Go through the data below and copy it exactly, skipping every picture.
-------------------------
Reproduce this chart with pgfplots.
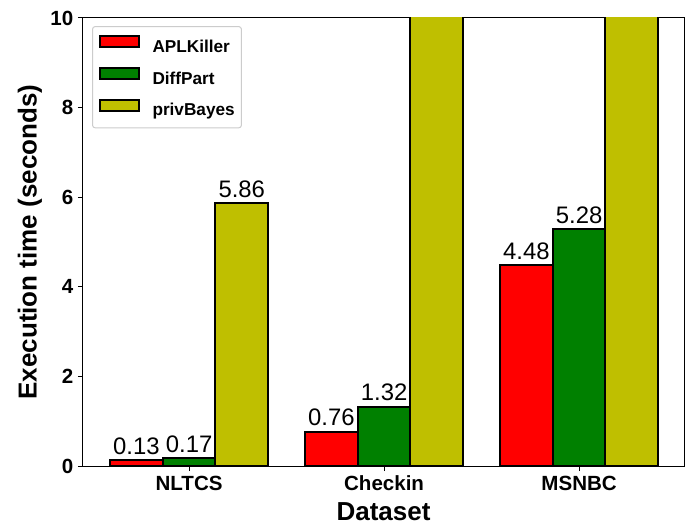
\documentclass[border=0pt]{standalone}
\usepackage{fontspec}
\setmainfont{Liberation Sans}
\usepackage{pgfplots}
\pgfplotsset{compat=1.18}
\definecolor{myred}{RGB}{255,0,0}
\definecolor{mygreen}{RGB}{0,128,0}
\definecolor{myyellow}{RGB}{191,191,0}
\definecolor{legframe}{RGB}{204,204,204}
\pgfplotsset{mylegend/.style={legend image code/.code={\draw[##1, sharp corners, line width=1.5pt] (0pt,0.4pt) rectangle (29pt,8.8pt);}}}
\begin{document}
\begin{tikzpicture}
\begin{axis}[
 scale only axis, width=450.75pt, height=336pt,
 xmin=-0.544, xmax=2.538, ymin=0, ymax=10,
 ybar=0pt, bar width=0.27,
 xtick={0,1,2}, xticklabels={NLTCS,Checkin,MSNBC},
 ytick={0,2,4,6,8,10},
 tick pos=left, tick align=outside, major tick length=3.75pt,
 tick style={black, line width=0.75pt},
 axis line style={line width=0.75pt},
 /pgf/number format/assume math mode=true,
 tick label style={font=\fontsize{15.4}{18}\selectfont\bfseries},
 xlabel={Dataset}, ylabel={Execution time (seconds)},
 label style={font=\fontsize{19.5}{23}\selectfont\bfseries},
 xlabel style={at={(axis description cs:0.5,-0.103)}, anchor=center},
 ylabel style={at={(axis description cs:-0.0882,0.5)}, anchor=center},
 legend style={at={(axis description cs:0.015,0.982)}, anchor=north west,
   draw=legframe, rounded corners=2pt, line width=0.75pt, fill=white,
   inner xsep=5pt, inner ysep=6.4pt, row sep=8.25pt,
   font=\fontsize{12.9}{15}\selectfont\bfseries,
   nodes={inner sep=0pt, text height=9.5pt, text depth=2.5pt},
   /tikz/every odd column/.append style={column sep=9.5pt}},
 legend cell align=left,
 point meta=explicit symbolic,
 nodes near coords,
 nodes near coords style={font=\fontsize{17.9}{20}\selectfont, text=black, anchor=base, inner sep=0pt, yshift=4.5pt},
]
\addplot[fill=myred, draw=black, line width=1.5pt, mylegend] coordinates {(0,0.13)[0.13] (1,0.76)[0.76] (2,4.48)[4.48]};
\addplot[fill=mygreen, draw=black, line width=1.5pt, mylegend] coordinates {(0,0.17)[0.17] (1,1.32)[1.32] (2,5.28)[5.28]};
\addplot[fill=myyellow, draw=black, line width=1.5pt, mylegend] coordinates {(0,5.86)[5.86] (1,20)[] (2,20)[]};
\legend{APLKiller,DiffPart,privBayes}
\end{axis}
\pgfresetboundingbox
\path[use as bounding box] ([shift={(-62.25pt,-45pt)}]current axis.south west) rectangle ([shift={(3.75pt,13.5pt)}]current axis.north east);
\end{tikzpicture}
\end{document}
-------------------------
• _The result_:
Reproduce this chart with pgfplots.
\documentclass[border=0pt]{standalone}
\usepackage{fontspec}
\setmainfont{Liberation Sans}
\usepackage{pgfplots}
\pgfplotsset{compat=1.18}
\definecolor{myred}{RGB}{255,0,0}
\definecolor{mygreen}{RGB}{0,128,0}
\definecolor{myyellow}{RGB}{191,191,0}
\definecolor{legframe}{RGB}{204,204,204}
\pgfplotsset{mylegend/.style={legend image code/.code={\draw[##1, sharp corners, line width=1.5pt] (0pt,0.4pt) rectangle (29pt,8.8pt);}}}
\begin{document}
\begin{tikzpicture}
\begin{axis}[
 scale only axis, width=450.75pt, height=336pt,
 xmin=-0.544, xmax=2.538, ymin=0, ymax=10,
 ybar=0pt, bar width=0.27,
 xtick={0,1,2}, xticklabels={NLTCS,Checkin,MSNBC},
 ytick={0,2,4,6,8,10},
 tick pos=left, tick align=outside, major tick length=3.75pt,
 tick style={black, line width=0.75pt},
 axis line style={line width=0.75pt},
 /pgf/number format/assume math mode=true,
 tick label style={font=\fontsize{15.4}{18}\selectfont\bfseries},
 xlabel={Dataset}, ylabel={Execution time (seconds)},
 label style={font=\fontsize{19.5}{23}\selectfont\bfseries},
 xlabel style={at={(axis description cs:0.5,-0.103)}, anchor=center},
 ylabel style={at={(axis description cs:-0.0882,0.5)}, anchor=center},
 legend style={at={(axis description cs:0.015,0.982)}, anchor=north west,
   draw=legframe, rounded corners=2pt, line width=0.75pt, fill=white,
   inner xsep=5pt, inner ysep=6.4pt, row sep=8.25pt,
   font=\fontsize{12.9}{15}\selectfont\bfseries,
   nodes={inner sep=0pt, text height=9.5pt, text depth=2.5pt},
   /tikz/every odd column/.append style={column sep=9.5pt}},
 legend cell align=left,
 point meta=explicit symbolic,
 nodes near coords,
 nodes near coords style={font=\fontsize{17.9}{20}\selectfont, text=black, anchor=base, inner sep=0pt, yshift=4.5pt},
]
\addplot[fill=myred, draw=black, line width=1.5pt, mylegend] coordinates {(0,0.13)[0.13] (1,0.76)[0.76] (2,4.48)[4.48]};
\addplot[fill=mygreen, draw=black, line width=1.5pt, mylegend] coordinates {(0,0.17)[0.17] (1,1.32)[1.32] (2,5.28)[5.28]};
\addplot[fill=myyellow, draw=black, line width=1.5pt, mylegend] coordinates {(0,5.86)[5.86] (1,20)[] (2,20)[]};
\legend{APLKiller,DiffPart,privBayes}
\end{axis}
\pgfresetboundingbox
\path[use as bounding box] ([shift={(-62.25pt,-45pt)}]current axis.south west) rectangle ([shift={(3.75pt,13.5pt)}]current axis.north east);
\end{tikzpicture}
\end{document}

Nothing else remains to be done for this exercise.